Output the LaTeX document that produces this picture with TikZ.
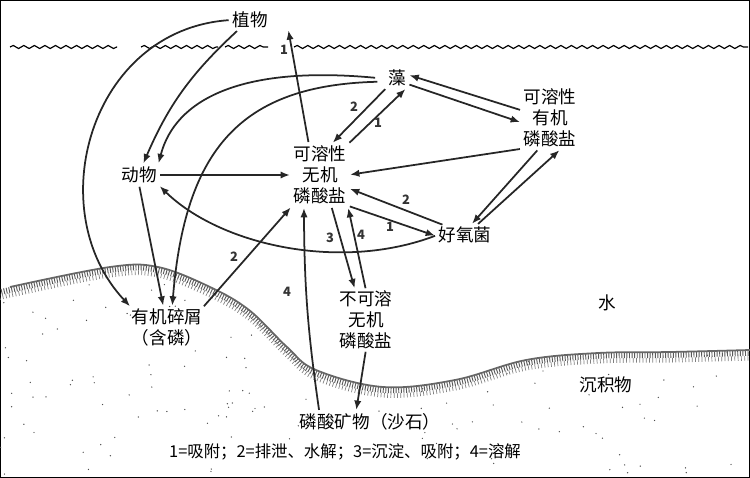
\documentclass[tikz,border=0pt]{standalone}
\usepackage{fontspec}
\setmainfont{Noto Sans CJK SC}
\usetikzlibrary{arrows.meta,decorations.pathmorphing}
\tikzset{
  lbl/.style={font=\fontsize{15}{18}\selectfont, align=center, inner sep=1pt},
  num/.style={font=\fontsize{11}{12}\selectfont\bfseries, text=black!80, inner sep=0pt},
  arr/.style={-{Latex[length=2.8mm,width=2.2mm]}, line width=1.5pt, black!85, shorten >=2pt, shorten <=2pt},
  wave/.style={decorate, decoration={snake, amplitude=1.3, segment length=9}, line width=1pt}
}
\begin{document}
\begin{tikzpicture}[x=0.03cm,y=-0.03cm]
\useasboundingbox (0,0) rectangle (750,478);
\draw[line width=1pt] (0.5,0.5) rectangle (749.5,477.5);
% water surface
\draw[wave] (10,47)--(117,47);
\draw[wave] (141,47)--(218,47);
\draw[wave] (225,47)--(268,47);
\draw[wave] (294,47)--(748,47);
% sediment
\begin{scope}
\clip plot[smooth,tension=0.6] coordinates{(0,290) (10,287) (110,267) (158,267) (210,287) (249,310) (287,347) (316,370) (383,387) (455,380) (526,360) (598,353) (670,352) (750,350)} -- (750,478) -- (0,478) -- cycle;
\pgfmathsetseed{11}
\foreach \i in {1,...,220}{
  \pgfmathsetmacro\rx{rnd*750}
  \pgfmathsetmacro\ry{255+rnd*220}
  \fill[black!70] (\rx,\ry) circle (0.7);
}
\draw[black!65, line width=5pt, dash pattern=on 0.8pt off 1.4pt, yshift=-2.5pt] plot[smooth,tension=0.6] coordinates{(0,290) (10,287) (110,267) (158,267) (210,287) (249,310) (287,347) (316,370) (383,387) (455,380) (526,360) (598,353) (670,352) (750,350)};
\draw[black!50, line width=4pt, dash pattern=on 0.6pt off 2.2pt, yshift=-7pt] plot[smooth,tension=0.6] coordinates{(0,290) (10,287) (110,267) (158,267) (210,287) (249,310) (287,347) (316,370) (383,387) (455,380) (526,360) (598,353) (670,352) (750,350)};
\end{scope}
\draw[black!60, line width=1.5pt] plot[smooth,tension=0.6] coordinates{(10,287) (110,267) (158,267) (210,287) (249,310) (287,347) (316,370) (383,387) (455,380) (526,360) (598,353) (670,352) (750,350)};
% nodes
\node[lbl, fill=white] (zw) at (250,20) {植物};
\node[lbl] (zao) at (397,78) {藻};
\node[lbl] (yj) at (550,118) {可溶性\\有机\\磷酸盐};
\node[lbl] (wj) at (320,175) {可溶性\\无机\\磷酸盐};
\node[lbl] (dw) at (139,175) {动物};
\node[lbl] (hy) at (465,235) {好氧菌};
\node[lbl, fill=white, inner sep=0pt] (sx) at (167,327) {有机碎屑\\（含磷）};
\node[lbl, fill=white, inner sep=0pt] (bk) at (366,320) {不可溶\\无机\\磷酸盐};
\node[lbl] (kw) at (370,422) {磷酸矿物（沙石）};
\node[lbl] (water) at (607,303) {水};
\node[lbl] (sed) at (606,385) {沉积物};
\node[lbl, font=\fontsize{14}{16}\selectfont] (key) at (345,452) {1=吸附；2=排泄、水解；3=沉淀、吸附；4=溶解};
\coordinate (up) at (288,28);
% connectors
\draw[arr] (wj.110) -- (up);
\draw[arr] (zw.220) to[bend right=12] (dw.70);
\draw[arr] (zw.west) .. controls (90,30) and (40,210) .. (sx.north west);
\draw[arr] ([xshift=-8pt]zao.west) .. controls (240,65) and (175,100) .. (dw.north east);
\draw[arr] ([xshift=-6pt]zao.200) .. controls (240,85) and (185,150) .. (sx.75);
\draw[arr] (dw.east) -- (wj.west);
\draw[arr] (dw.south) -- (sx.100);
\draw[arr] (hy.west) .. controls (340,272) and (220,245) .. (dw.south east);
\draw[arr] (sx.north east) -- (wj.south west);
\draw[arr] ([xshift=18pt]kw.north west) to[bend left=4] ([xshift=10pt]wj.south west);
\draw[arr] (wj.290) -- (bk.110);
\draw[arr] (bk.north) -- (wj.south east);
\draw[arr] (bk.south) -- ([xshift=-12pt]kw.north);
\draw[arr] (zao.south west) -- (wj.70);
\draw[arr] (wj.north east) -- (zao.south east);
\draw[arr] (yj.165) -- ([yshift=3pt]zao.east);
\draw[arr] ([yshift=-5pt]zao.east) -- (yj.190);
\draw[arr] (yj.south west) -- (wj.east);
\draw[arr] (yj.250) -- (hy.60);
\draw[arr] (hy.40) -- (yj.290);
\draw[arr] (hy.155) -- (wj.335);
\draw[arr] (wj.312) -- (hy.183);
% numbers
\node[num] at (284,50) {1};
\node[num] at (354,107) {2};
\node[num] at (378,123) {1};
\node[num] at (406,200) {2};
\node[num] at (390,227) {1};
\node[num] at (234,257) {2};
\node[num] at (330,238) {3};
\node[num] at (361,235) {4};
\node[num] at (287,292) {4};
\end{tikzpicture}
\end{document}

Task instructions: Transcribe the material as is, with images omitted.

Response:
Output the LaTeX document that produces this picture with TikZ.
\documentclass[tikz,border=0pt]{standalone}
\usepackage{fontspec}
\setmainfont{Noto Sans CJK SC}
\usetikzlibrary{arrows.meta,decorations.pathmorphing}
\tikzset{
  lbl/.style={font=\fontsize{15}{18}\selectfont, align=center, inner sep=1pt},
  num/.style={font=\fontsize{11}{12}\selectfont\bfseries, text=black!80, inner sep=0pt},
  arr/.style={-{Latex[length=2.8mm,width=2.2mm]}, line width=1.5pt, black!85, shorten >=2pt, shorten <=2pt},
  wave/.style={decorate, decoration={snake, amplitude=1.3, segment length=9}, line width=1pt}
}
\begin{document}
\begin{tikzpicture}[x=0.03cm,y=-0.03cm]
\useasboundingbox (0,0) rectangle (750,478);
\draw[line width=1pt] (0.5,0.5) rectangle (749.5,477.5);
% water surface
\draw[wave] (10,47)--(117,47);
\draw[wave] (141,47)--(218,47);
\draw[wave] (225,47)--(268,47);
\draw[wave] (294,47)--(748,47);
% sediment
\begin{scope}
\clip plot[smooth,tension=0.6] coordinates{(0,290) (10,287) (110,267) (158,267) (210,287) (249,310) (287,347) (316,370) (383,387) (455,380) (526,360) (598,353) (670,352) (750,350)} -- (750,478) -- (0,478) -- cycle;
\pgfmathsetseed{11}
\foreach \i in {1,...,220}{
  \pgfmathsetmacro\rx{rnd*750}
  \pgfmathsetmacro\ry{255+rnd*220}
  \fill[black!70] (\rx,\ry) circle (0.7);
}
\draw[black!65, line width=5pt, dash pattern=on 0.8pt off 1.4pt, yshift=-2.5pt] plot[smooth,tension=0.6] coordinates{(0,290) (10,287) (110,267) (158,267) (210,287) (249,310) (287,347) (316,370) (383,387) (455,380) (526,360) (598,353) (670,352) (750,350)};
\draw[black!50, line width=4pt, dash pattern=on 0.6pt off 2.2pt, yshift=-7pt] plot[smooth,tension=0.6] coordinates{(0,290) (10,287) (110,267) (158,267) (210,287) (249,310) (287,347) (316,370) (383,387) (455,380) (526,360) (598,353) (670,352) (750,350)};
\end{scope}
\draw[black!60, line width=1.5pt] plot[smooth,tension=0.6] coordinates{(10,287) (110,267) (158,267) (210,287) (249,310) (287,347) (316,370) (383,387) (455,380) (526,360) (598,353) (670,352) (750,350)};
% nodes
\node[lbl, fill=white] (zw) at (250,20) {植物};
\node[lbl] (zao) at (397,78) {藻};
\node[lbl] (yj) at (550,118) {可溶性\\有机\\磷酸盐};
\node[lbl] (wj) at (320,175) {可溶性\\无机\\磷酸盐};
\node[lbl] (dw) at (139,175) {动物};
\node[lbl] (hy) at (465,235) {好氧菌};
\node[lbl, fill=white, inner sep=0pt] (sx) at (167,327) {有机碎屑\\（含磷）};
\node[lbl, fill=white, inner sep=0pt] (bk) at (366,320) {不可溶\\无机\\磷酸盐};
\node[lbl] (kw) at (370,422) {磷酸矿物（沙石）};
\node[lbl] (water) at (607,303) {水};
\node[lbl] (sed) at (606,385) {沉积物};
\node[lbl, font=\fontsize{14}{16}\selectfont] (key) at (345,452) {1=吸附；2=排泄、水解；3=沉淀、吸附；4=溶解};
\coordinate (up) at (288,28);
% connectors
\draw[arr] (wj.110) -- (up);
\draw[arr] (zw.220) to[bend right=12] (dw.70);
\draw[arr] (zw.west) .. controls (90,30) and (40,210) .. (sx.north west);
\draw[arr] ([xshift=-8pt]zao.west) .. controls (240,65) and (175,100) .. (dw.north east);
\draw[arr] ([xshift=-6pt]zao.200) .. controls (240,85) and (185,150) .. (sx.75);
\draw[arr] (dw.east) -- (wj.west);
\draw[arr] (dw.south) -- (sx.100);
\draw[arr] (hy.west) .. controls (340,272) and (220,245) .. (dw.south east);
\draw[arr] (sx.north east) -- (wj.south west);
\draw[arr] ([xshift=18pt]kw.north west) to[bend left=4] ([xshift=10pt]wj.south west);
\draw[arr] (wj.290) -- (bk.110);
\draw[arr] (bk.north) -- (wj.south east);
\draw[arr] (bk.south) -- ([xshift=-12pt]kw.north);
\draw[arr] (zao.south west) -- (wj.70);
\draw[arr] (wj.north east) -- (zao.south east);
\draw[arr] (yj.165) -- ([yshift=3pt]zao.east);
\draw[arr] ([yshift=-5pt]zao.east) -- (yj.190);
\draw[arr] (yj.south west) -- (wj.east);
\draw[arr] (yj.250) -- (hy.60);
\draw[arr] (hy.40) -- (yj.290);
\draw[arr] (hy.155) -- (wj.335);
\draw[arr] (wj.312) -- (hy.183);
% numbers
\node[num] at (284,50) {1};
\node[num] at (354,107) {2};
\node[num] at (378,123) {1};
\node[num] at (406,200) {2};
\node[num] at (390,227) {1};
\node[num] at (234,257) {2};
\node[num] at (330,238) {3};
\node[num] at (361,235) {4};
\node[num] at (287,292) {4};
\end{tikzpicture}
\end{document}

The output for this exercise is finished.